There is plenty of interest in real-time and historical car data and plenty of carmakers trying to leverage it. However, McKinsey claims that only a few auto manufacturers get the software-defined car right, and even fewer fully monetize vehicle data. Therefore, the time is right for ambitious carmakers to start their data-driven transformation, and they can look to do this by building a strong internal team with an agile mindset, focusing efforts on a limited number of use cases, and setting the ambition at the CEO level.
Managed services for cars and fleets
Finally, with all of this talk about the in-car cloud and its growing complexity, we should consider how carmakers can best deliver software solutions. After all, it is increasingly apparent that everyday drivers and/or fleet managers may need help to manage and customize the software to their liking.
In this way, it is likely that a market will open up to help car owners procure, manage and customize this software.

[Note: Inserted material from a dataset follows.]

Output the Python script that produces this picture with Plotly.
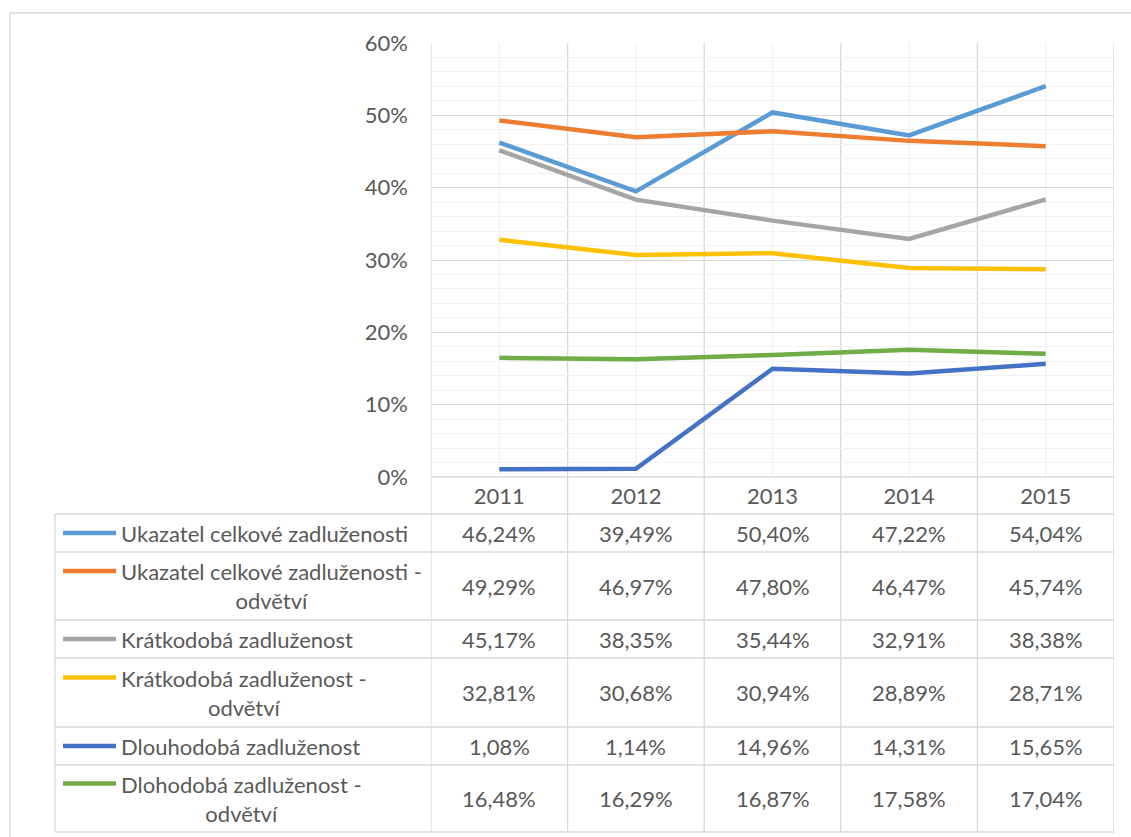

This could even see the role of car mechanics expand and take on certain functions once reserved for IT services, while traditional IT service providers also move into the auto industry and grow their customer base.
With the auto industry increasingly developing apps for cars, experts predict managed service providers (MSPs) will be utilized for a number of areas, including:
- Mobile updates delivering weather-based location intelligence through geo-tagging.
- Preventive maintenance through IoT sensors that communicate with your mobile device about potential engine troubles or maintenance needs.
- Mobile updates for route optimization and planning to avoid congested or accident-prone roads.
- Creating autonomous systems, making for faster contact to emergency hotlines.
Living rooms on the road
Experts predict that the digital experience in a car will soon look and feel similar to your living room or office. Much like how the invention of the car itself spawned myriad multi-billion dollar global industries, the digitization, electrification, and automation of driving will indelibly do the same by creating alternative revenue opportunities for service providers.
Thus, with the acceleration of the digital economy in automotive upon us, it is incumbent upon carmakers to drive their own innovation beyond the subscription model and focus on ecosystems, data, and managed services. As manufacturers begin to think more like software companies, and as non-automotive entities begin aligning their tech experience with the automotive industry in anticipation of opening unforeseen revenue pathways, the coming years will certainly test whether data really is more valuable than oil.